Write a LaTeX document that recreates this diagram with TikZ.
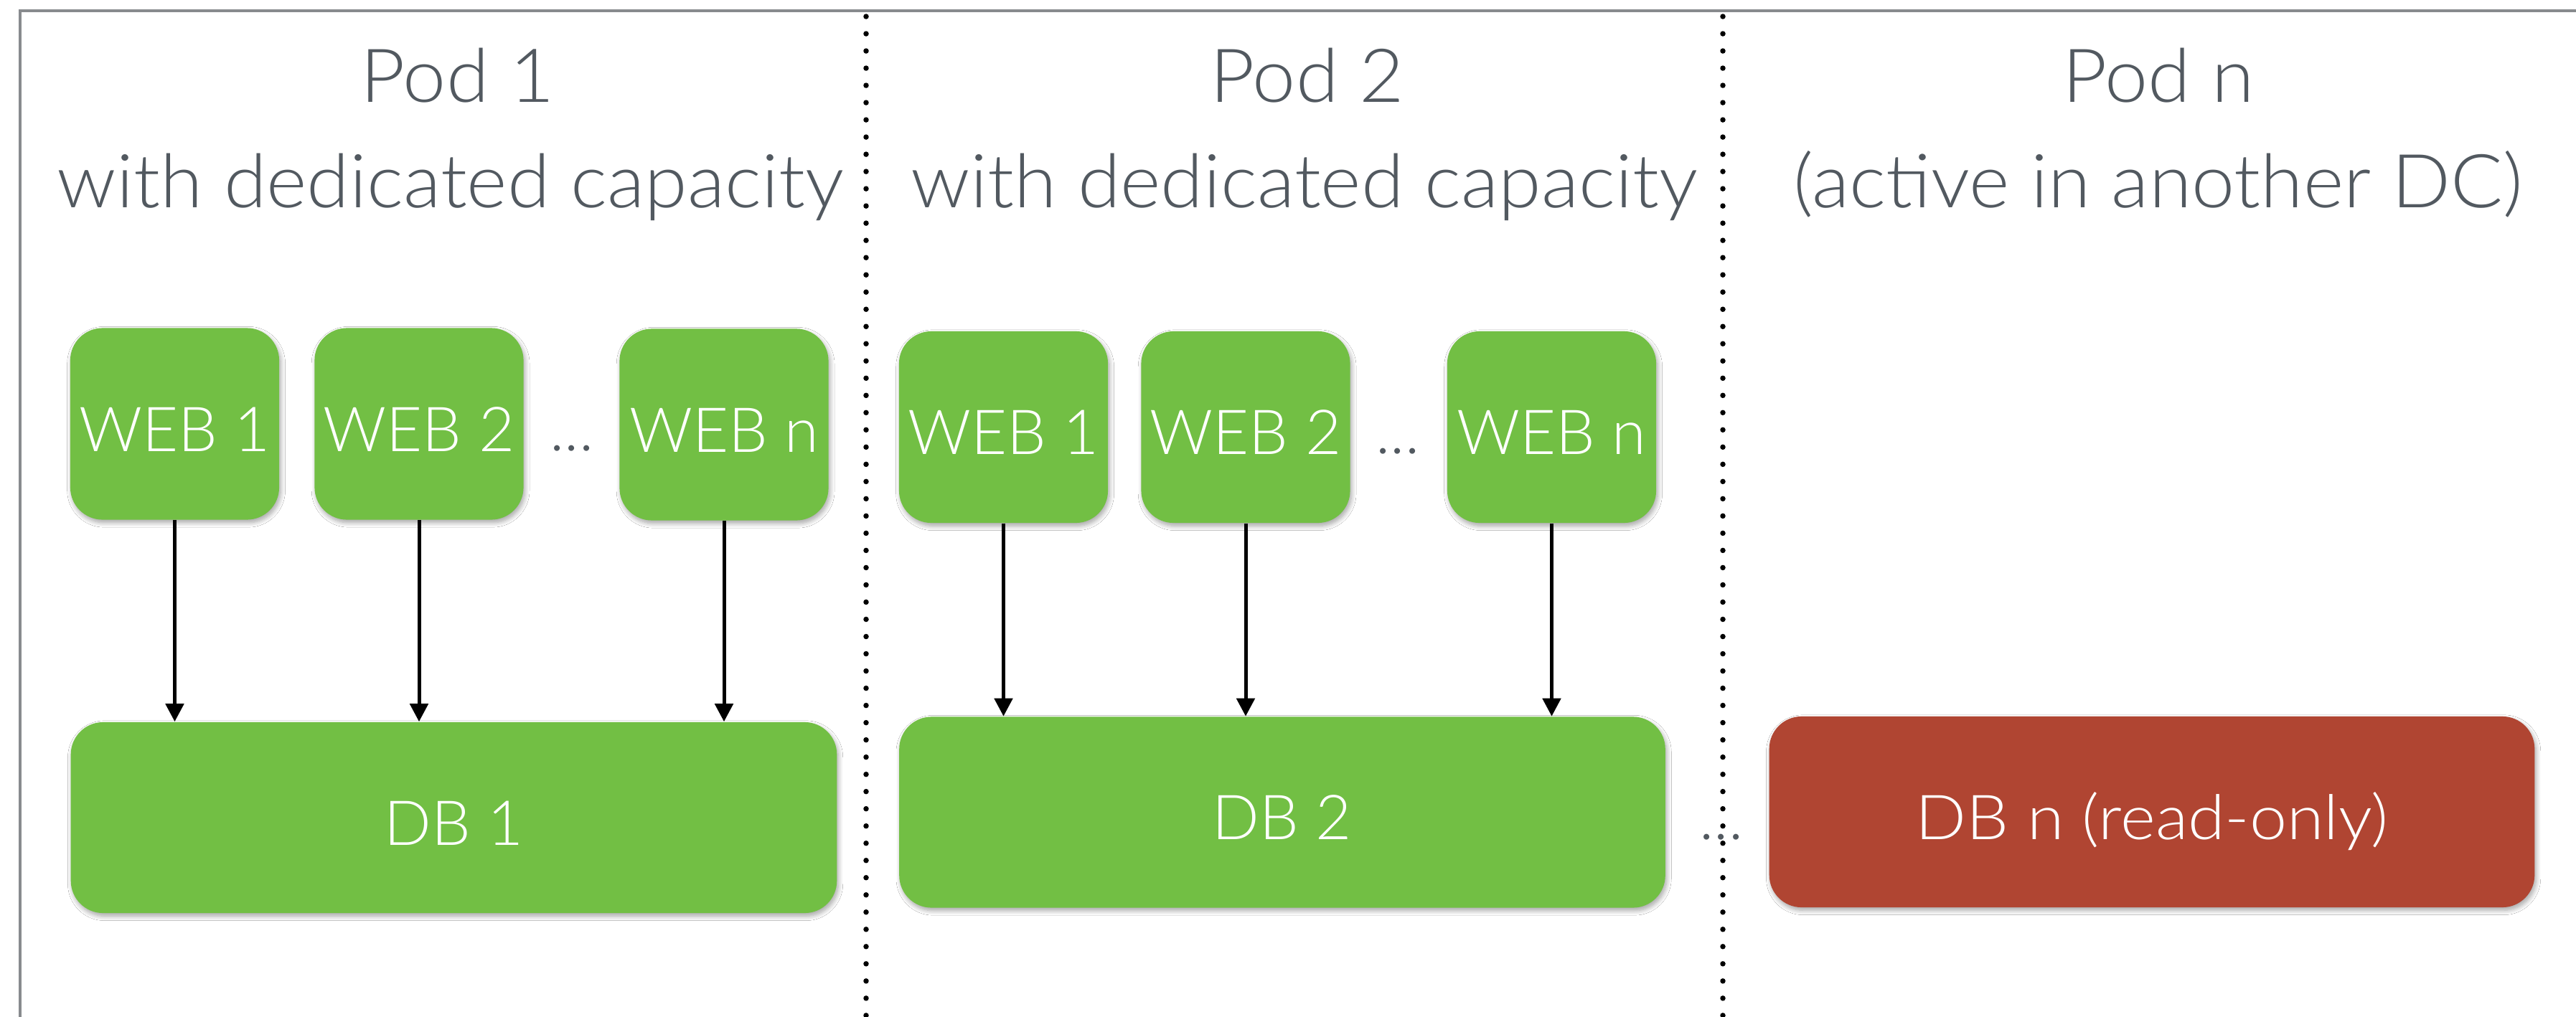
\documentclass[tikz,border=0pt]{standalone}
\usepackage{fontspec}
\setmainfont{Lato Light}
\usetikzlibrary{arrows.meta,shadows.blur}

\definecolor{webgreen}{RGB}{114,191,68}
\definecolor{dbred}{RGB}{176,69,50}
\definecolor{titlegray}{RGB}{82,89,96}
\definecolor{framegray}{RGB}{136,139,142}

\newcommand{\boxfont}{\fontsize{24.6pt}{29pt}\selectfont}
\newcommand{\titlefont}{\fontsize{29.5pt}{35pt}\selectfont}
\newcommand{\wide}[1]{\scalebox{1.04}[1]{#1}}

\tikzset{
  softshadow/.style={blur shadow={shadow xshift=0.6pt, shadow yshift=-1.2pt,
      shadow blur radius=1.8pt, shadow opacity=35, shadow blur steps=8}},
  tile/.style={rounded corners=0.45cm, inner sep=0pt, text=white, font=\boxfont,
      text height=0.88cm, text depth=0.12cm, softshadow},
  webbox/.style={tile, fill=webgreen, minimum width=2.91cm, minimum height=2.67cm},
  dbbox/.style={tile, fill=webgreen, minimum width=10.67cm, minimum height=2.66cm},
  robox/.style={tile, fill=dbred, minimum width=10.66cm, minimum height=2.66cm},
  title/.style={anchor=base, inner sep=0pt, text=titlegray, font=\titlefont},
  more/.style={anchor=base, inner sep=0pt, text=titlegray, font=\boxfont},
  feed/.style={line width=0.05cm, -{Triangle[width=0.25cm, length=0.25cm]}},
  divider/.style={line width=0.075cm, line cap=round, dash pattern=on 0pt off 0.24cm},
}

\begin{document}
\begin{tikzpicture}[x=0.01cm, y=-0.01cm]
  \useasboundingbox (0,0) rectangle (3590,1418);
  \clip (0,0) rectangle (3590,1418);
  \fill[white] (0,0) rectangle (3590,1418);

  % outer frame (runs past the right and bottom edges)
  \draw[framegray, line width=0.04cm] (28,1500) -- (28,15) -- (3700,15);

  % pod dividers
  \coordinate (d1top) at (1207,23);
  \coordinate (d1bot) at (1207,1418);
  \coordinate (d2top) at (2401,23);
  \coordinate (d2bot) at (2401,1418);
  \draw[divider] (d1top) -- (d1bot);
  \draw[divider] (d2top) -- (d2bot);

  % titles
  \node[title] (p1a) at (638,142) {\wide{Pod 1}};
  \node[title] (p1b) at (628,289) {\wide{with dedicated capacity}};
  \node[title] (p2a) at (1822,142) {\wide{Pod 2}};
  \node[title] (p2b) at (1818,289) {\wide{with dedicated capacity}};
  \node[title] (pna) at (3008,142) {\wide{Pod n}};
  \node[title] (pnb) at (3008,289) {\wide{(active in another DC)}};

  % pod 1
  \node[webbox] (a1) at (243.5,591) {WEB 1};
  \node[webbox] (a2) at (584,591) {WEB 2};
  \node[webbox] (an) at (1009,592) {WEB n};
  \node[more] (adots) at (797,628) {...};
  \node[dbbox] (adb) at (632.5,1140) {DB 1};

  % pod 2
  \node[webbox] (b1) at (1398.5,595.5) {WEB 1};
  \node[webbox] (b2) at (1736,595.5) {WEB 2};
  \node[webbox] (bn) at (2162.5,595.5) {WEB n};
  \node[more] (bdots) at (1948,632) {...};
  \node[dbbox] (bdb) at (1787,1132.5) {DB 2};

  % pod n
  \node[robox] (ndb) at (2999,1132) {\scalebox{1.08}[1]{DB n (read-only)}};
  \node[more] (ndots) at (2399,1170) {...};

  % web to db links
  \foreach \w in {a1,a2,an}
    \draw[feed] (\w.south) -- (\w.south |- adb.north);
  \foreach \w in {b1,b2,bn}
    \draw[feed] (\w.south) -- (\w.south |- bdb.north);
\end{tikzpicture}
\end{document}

########

DO THIS:
Are you able to set down all the lines above exactly, without any pictures?

TASK SOLUTION:
Write a LaTeX document that recreates this diagram with TikZ.
\documentclass[tikz,border=0pt]{standalone}
\usepackage{fontspec}
\setmainfont{Lato Light}
\usetikzlibrary{arrows.meta,shadows.blur}

\definecolor{webgreen}{RGB}{114,191,68}
\definecolor{dbred}{RGB}{176,69,50}
\definecolor{titlegray}{RGB}{82,89,96}
\definecolor{framegray}{RGB}{136,139,142}

\newcommand{\boxfont}{\fontsize{24.6pt}{29pt}\selectfont}
\newcommand{\titlefont}{\fontsize{29.5pt}{35pt}\selectfont}
\newcommand{\wide}[1]{\scalebox{1.04}[1]{#1}}

\tikzset{
  softshadow/.style={blur shadow={shadow xshift=0.6pt, shadow yshift=-1.2pt,
      shadow blur radius=1.8pt, shadow opacity=35, shadow blur steps=8}},
  tile/.style={rounded corners=0.45cm, inner sep=0pt, text=white, font=\boxfont,
      text height=0.88cm, text depth=0.12cm, softshadow},
  webbox/.style={tile, fill=webgreen, minimum width=2.91cm, minimum height=2.67cm},
  dbbox/.style={tile, fill=webgreen, minimum width=10.67cm, minimum height=2.66cm},
  robox/.style={tile, fill=dbred, minimum width=10.66cm, minimum height=2.66cm},
  title/.style={anchor=base, inner sep=0pt, text=titlegray, font=\titlefont},
  more/.style={anchor=base, inner sep=0pt, text=titlegray, font=\boxfont},
  feed/.style={line width=0.05cm, -{Triangle[width=0.25cm, length=0.25cm]}},
  divider/.style={line width=0.075cm, line cap=round, dash pattern=on 0pt off 0.24cm},
}

\begin{document}
\begin{tikzpicture}[x=0.01cm, y=-0.01cm]
  \useasboundingbox (0,0) rectangle (3590,1418);
  \clip (0,0) rectangle (3590,1418);
  \fill[white] (0,0) rectangle (3590,1418);

  % outer frame (runs past the right and bottom edges)
  \draw[framegray, line width=0.04cm] (28,1500) -- (28,15) -- (3700,15);

  % pod dividers
  \coordinate (d1top) at (1207,23);
  \coordinate (d1bot) at (1207,1418);
  \coordinate (d2top) at (2401,23);
  \coordinate (d2bot) at (2401,1418);
  \draw[divider] (d1top) -- (d1bot);
  \draw[divider] (d2top) -- (d2bot);

  % titles
  \node[title] (p1a) at (638,142) {\wide{Pod 1}};
  \node[title] (p1b) at (628,289) {\wide{with dedicated capacity}};
  \node[title] (p2a) at (1822,142) {\wide{Pod 2}};
  \node[title] (p2b) at (1818,289) {\wide{with dedicated capacity}};
  \node[title] (pna) at (3008,142) {\wide{Pod n}};
  \node[title] (pnb) at (3008,289) {\wide{(active in another DC)}};

  % pod 1
  \node[webbox] (a1) at (243.5,591) {WEB 1};
  \node[webbox] (a2) at (584,591) {WEB 2};
  \node[webbox] (an) at (1009,592) {WEB n};
  \node[more] (adots) at (797,628) {...};
  \node[dbbox] (adb) at (632.5,1140) {DB 1};

  % pod 2
  \node[webbox] (b1) at (1398.5,595.5) {WEB 1};
  \node[webbox] (b2) at (1736,595.5) {WEB 2};
  \node[webbox] (bn) at (2162.5,595.5) {WEB n};
  \node[more] (bdots) at (1948,632) {...};
  \node[dbbox] (bdb) at (1787,1132.5) {DB 2};

  % pod n
  \node[robox] (ndb) at (2999,1132) {\scalebox{1.08}[1]{DB n (read-only)}};
  \node[more] (ndots) at (2399,1170) {...};

  % web to db links
  \foreach \w in {a1,a2,an}
    \draw[feed] (\w.south) -- (\w.south |- adb.north);
  \foreach \w in {b1,b2,bn}
    \draw[feed] (\w.south) -- (\w.south |- bdb.north);
\end{tikzpicture}
\end{document}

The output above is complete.